MicroRNA-28-5p regulates glioma cell proliferation, invasion and migration by targeting SphK1.

Abstract

MicroRNAs (miRNAs) are a conserved class of endogenous and short non-coding RNAs that post-transcriptionally regulate the expression of genes involved in diverse cellular processes. MiR-28-5p has been reported to be associated with several cancers, including human glioma. However, the roles of miR-28-5p in glioma development are poorly understood. Sixteen human glioma tissues and paired adjacent normal tissues were acquired through the Gansu Provincial Hospital. We performed quantitative Real Time-Polymerase Chain Reaction (qRT-PCR) to detect the miR-28-5p expression between 16 paired adjacent normal and glioma tissues, as well as the miR-28-5p expression between normal human astrocytes cells and five glioma cell lines. To examine the functional roles of the downregulated miR-28-5p in glioma, cell viability and colony formation assays were performed for the analysis of cell growth. We overexpressed miR-28-5p by transient transfection of miRNAs mimics and performed the transwell Matrigel invasion assay and transwell migration (without Matrigel) assay. To investigate the roles of miR-28-5p in SphK1 expression, Western blot and Real Time-Polymerase Chain Reaction assays were performed. In this work, we demonstrated that miR-28-5p is downregulated in glioma tissues compared to the adjacent normal tissues. Functional studies showed that miR-28-5p overexpression inhibited the cell viability, colony formation and proliferation; meanwhile, it induced the cell apoptosis. The transwell invasion assay indicated that miR-28-5p blocked the invasion and migration of glioma cells.
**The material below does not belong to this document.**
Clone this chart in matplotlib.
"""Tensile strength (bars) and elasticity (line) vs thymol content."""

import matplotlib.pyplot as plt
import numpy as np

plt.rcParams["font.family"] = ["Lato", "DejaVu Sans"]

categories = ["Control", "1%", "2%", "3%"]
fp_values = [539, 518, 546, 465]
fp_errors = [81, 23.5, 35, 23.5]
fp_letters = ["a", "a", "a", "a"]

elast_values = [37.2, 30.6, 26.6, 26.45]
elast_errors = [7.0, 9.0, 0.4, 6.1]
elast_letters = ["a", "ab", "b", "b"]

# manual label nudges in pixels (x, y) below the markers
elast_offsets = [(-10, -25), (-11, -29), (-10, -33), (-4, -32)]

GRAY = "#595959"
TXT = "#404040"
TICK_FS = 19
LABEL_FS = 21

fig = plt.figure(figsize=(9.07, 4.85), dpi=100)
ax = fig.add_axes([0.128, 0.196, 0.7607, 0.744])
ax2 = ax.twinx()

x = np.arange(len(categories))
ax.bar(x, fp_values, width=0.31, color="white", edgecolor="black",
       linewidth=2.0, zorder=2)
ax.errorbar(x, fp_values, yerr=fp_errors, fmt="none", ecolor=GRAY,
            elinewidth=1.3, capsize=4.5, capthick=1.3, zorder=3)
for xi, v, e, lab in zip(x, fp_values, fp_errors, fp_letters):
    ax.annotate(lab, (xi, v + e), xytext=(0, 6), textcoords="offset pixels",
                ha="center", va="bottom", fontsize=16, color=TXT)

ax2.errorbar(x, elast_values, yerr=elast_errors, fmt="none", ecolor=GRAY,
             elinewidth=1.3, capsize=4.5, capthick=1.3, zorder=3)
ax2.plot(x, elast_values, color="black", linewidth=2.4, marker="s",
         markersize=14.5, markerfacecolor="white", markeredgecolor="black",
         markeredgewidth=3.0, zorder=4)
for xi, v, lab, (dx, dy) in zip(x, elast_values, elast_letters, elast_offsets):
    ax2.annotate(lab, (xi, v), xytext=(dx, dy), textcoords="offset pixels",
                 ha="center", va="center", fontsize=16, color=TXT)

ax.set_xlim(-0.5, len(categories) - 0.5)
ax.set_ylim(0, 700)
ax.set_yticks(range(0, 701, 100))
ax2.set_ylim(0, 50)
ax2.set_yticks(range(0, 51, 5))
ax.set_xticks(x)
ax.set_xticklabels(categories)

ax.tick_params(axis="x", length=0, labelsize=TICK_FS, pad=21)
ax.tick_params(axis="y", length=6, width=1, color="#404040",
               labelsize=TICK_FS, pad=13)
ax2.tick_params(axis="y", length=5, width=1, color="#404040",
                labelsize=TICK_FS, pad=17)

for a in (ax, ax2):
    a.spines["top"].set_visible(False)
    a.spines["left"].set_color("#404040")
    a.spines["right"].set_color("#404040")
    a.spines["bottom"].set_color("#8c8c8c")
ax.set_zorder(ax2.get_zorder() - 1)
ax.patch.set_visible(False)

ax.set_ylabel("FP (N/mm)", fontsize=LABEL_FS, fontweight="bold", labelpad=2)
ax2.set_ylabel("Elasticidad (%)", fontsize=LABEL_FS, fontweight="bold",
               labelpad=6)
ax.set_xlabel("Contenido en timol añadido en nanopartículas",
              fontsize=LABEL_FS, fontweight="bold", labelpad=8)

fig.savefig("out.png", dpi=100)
SphK1 (Sphingosine kinase 1 antibody) is predicted as a targeted candidate of miR-28-5p. Then, the Luciferase reporter assay, Western blot and Real Time-Polymerase Chain Reaction (PCR) validated that miR-28-5p negatively regulated SphK1 expression by directly targeting its 3'untranslated regions (3'UTR) in U87 cells. Furthermore, rescue assay suggested that overexpression of SphK1 without its 3'UTR could prevent the miR-28-5p from inducing the inhibition of glioma tumor cells. Our findings showed that miR-28-5p could suppress the growth, invasion and migration of glioma cells by suppressing the SphK1 expression. The results demonstrated that miR-28-5p might serve as an important potential therapeutic target for glioma.